EIGHTH, on the ground of the inexhaustible depth of the book.
Nothing has been added to it in eighteen hundred years, yet a man like Bunsen, or Neander, cannot exhaust it by the study of a lifetime. George Muller read it through more than one hundred times, and said it was fresher every time he read it. Could that be true of any other book?
But more wonderful than this--not only individual men but generations of men for eighteen hundred years have dug into it and given to the world thousands of volumes devoted to its exposition, and they have not reached the bottom of the quarry yet. A book that man produces man can exhaust, but all men together have not been able to get to the bottom of this book. How are you going to account for it? Only in this way--that in this book are hidden the infinite and inexhaustible treasures of the wisdom and knowledge of God.
A brilliant Unitarian writer, in trying to disprove the inspiration of the Bible, says: "How irreligious to charge an infinite God with having written His whole Word in so small a book." He does not see how his argument can be turned against himself. What a testimony it is to the divinity of this book that such infinite wisdom is stored away in so small a compass.

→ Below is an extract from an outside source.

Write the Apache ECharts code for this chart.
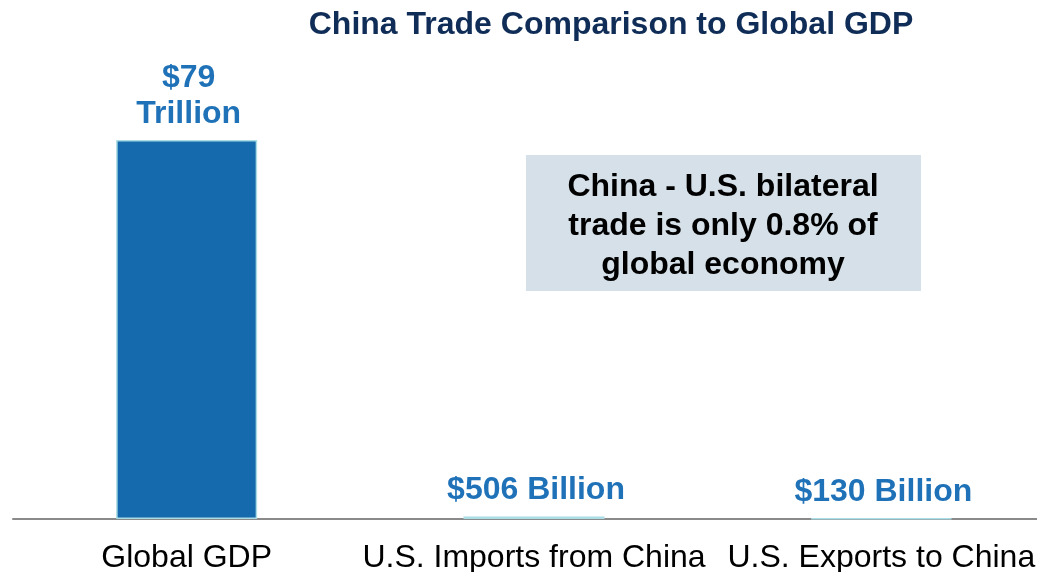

FIFTH, on the ground of the history of the book, its victory over attack.
This book has always been hated. No sooner was it given to the world than it met the hatred of men, and they tried to stamp it out. Celsus tried it by the brilliancy of his genius, Porphyry by the depth of his philosophy; but they failed, Lucian directed against it the shafts of his ridicule, Diocletian the power of the Roman empire; but they failed. Edicts backed by all the power of the empire were issued that every Bible should be burned, and that everyone who had a Bible should be put to death. For eighteen centuries every engine of destruction that human science, philosophy, wit, reasoning or brutality could bring to bear against a book has been brought to bear against that book to stamp it out of the world, but it has a mightier hold on the world to-day than ever before.